In my situation where I'm basically a gnat on the nose of the industry and have no power to change how fabrics are made, my main concern vis-a-vis reducing is with how many times a garment can be worn before it needs to be replaced. Using that definition, yes I source my fabrics sustainably.
I always prioritize natural fibres made from renewable resources (plants), but my primary motivation here is not "sustainability" - I just find these fabrics more comfortable and aesthetically appealing.
I do use some fabrics with a polyester component: this can help make a fabric more durable and colourfast, meaning it will outlive its 100% cotton counterpart by a lot, usually double+ . I also use polyester if it is a "dead stock" fabric, meaning it was left over from a larger company's production and it's being saved from landfill .
Most of my fabrics include a small amount of spandex beacuse it's just so much more comfortable - spandex is not "sustainable" (it's made from oil). But iuf we aim to reduce our clothing consumption, our clothes must fit well and feel good so we want to keep wearing them. The genie is out of the bottle on this one - no one is going back to our non-stretchy-clothing days. Spandex also helps fabric keep its shape - after being stretched, the spandex that brings it back.
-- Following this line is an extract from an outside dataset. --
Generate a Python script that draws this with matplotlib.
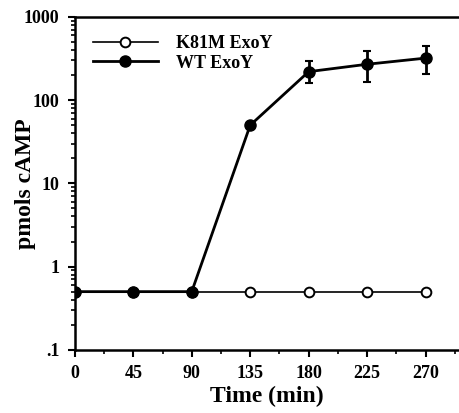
import matplotlib.pyplot as plt
from matplotlib.ticker import FixedLocator, NullFormatter

time = [0, 45, 90, 135, 180, 225, 270]
k81m = [0.5, 0.5, 0.5, 0.5, 0.5, 0.5, 0.5]
wt = [0.5, 0.5, 0.5, 50, 220, 270, 320]
wt_lo = [0, 0, 0, 0, 60, 105, 115]
wt_hi = [0, 0, 0, 0, 75, 120, 125]

plt.rcParams['font.family'] = ['Liberation Serif', 'DejaVu Serif']

fig = plt.figure(figsize=(4.59, 4.13), dpi=100)
ax = fig.add_axes([0.163, 0.153, 0.835, 0.806])

ax.plot(time, k81m, marker='o', color='black', mfc='white', mec='black',
        ms=7, mew=1.4, lw=1.2, label='K81M ExoY', zorder=3)
ax.errorbar(time, wt, yerr=[wt_lo, wt_hi], fmt='none', ecolor='black',
            elinewidth=2, capsize=3, capthick=1.5, zorder=4)
ax.plot(time, wt, marker='o', color='black', ms=8, lw=2,
        label='WT ExoY', zorder=5)

ax.set_yscale('log')
ax.set_ylim(0.1, 1000)
ax.set_xlim(0, 295)
ax.set_yticks([0.1, 1, 10, 100, 1000])
ax.set_yticklabels(['.1', '1', '10', '100', '1000'])
ax.yaxis.set_minor_formatter(NullFormatter())
ax.set_xticks(time)
ax.xaxis.set_minor_locator(FixedLocator([22.5, 67.5, 112.5, 157.5, 202.5, 247.5, 292.5]))

ax.spines['right'].set_visible(False)
for s in ['left', 'bottom', 'top']:
    ax.spines[s].set_linewidth(1.8)
ax.tick_params(which='major', length=5, width=1.5, labelsize=13, pad=6)
ax.tick_params(which='minor', length=3, width=1.2)
for lab in ax.get_xticklabels() + ax.get_yticklabels():
    lab.set_fontweight('bold')

ax.set_xlabel('Time (min)', fontsize=17, fontweight='bold', labelpad=3)
ax.set_ylabel('pmols cAMP', fontsize=17, fontweight='bold')
ax.yaxis.set_label_coords(-0.10, 0.5)

leg = ax.legend(loc='upper left', frameon=False, fontsize=13, handlelength=3.6,
                borderaxespad=0.6, labelspacing=0.15, handletextpad=1.0)
for t in leg.get_texts():
    t.set_fontweight('bold')

fig.savefig('out.png', dpi=100)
I will continue to look for well-performing eco-friendlier fabrics. I have tried and tried to love Tencel but every time I sample it it looks terrible by the third wash. I recently tried Lenzing's new ultra-sustainable fabric Eco Vero and after the sixth wash there were holes in five different places in the seams! I recently got a swatch of 100% recycled cotton/poly/wool fleece that was supposedly intended for sweatshirts and it felt like a felt hat, not something you'd want your hoodie made of. Fortunately Organic cotton is widely available and performs excellently so I use a lot of that whenever its available.
I'm doing the best I can with what is available. I sample twice as many fabrics as I end up using, but the fabrics coming out using these new more environmentally-friendly processes just aren't on par with the "conventionally" processed goods. And quality is #1!
If you have further questions or have discovered something in your own research which contradicts what I've written here I'd love to hear from you! I'm always learning :)
Unfortunately sewing white is a whole hullabaloo.
Firstly, it has to be cut separately because the fuzz from layers in other colours gets all over it.
Second, my machines would have to be entirely disassembled and cleaned before it can be sewn without the same fuzz problems - in a normal factory setting (with more than one worker, ha!) there is a separate assembly line just for white/ivory. Plus then I would have to bag the finished goods in plastic to keep it clean.
I just don't have the time or patience for white. (And I never wear white myself because I'm a very sloppy person!)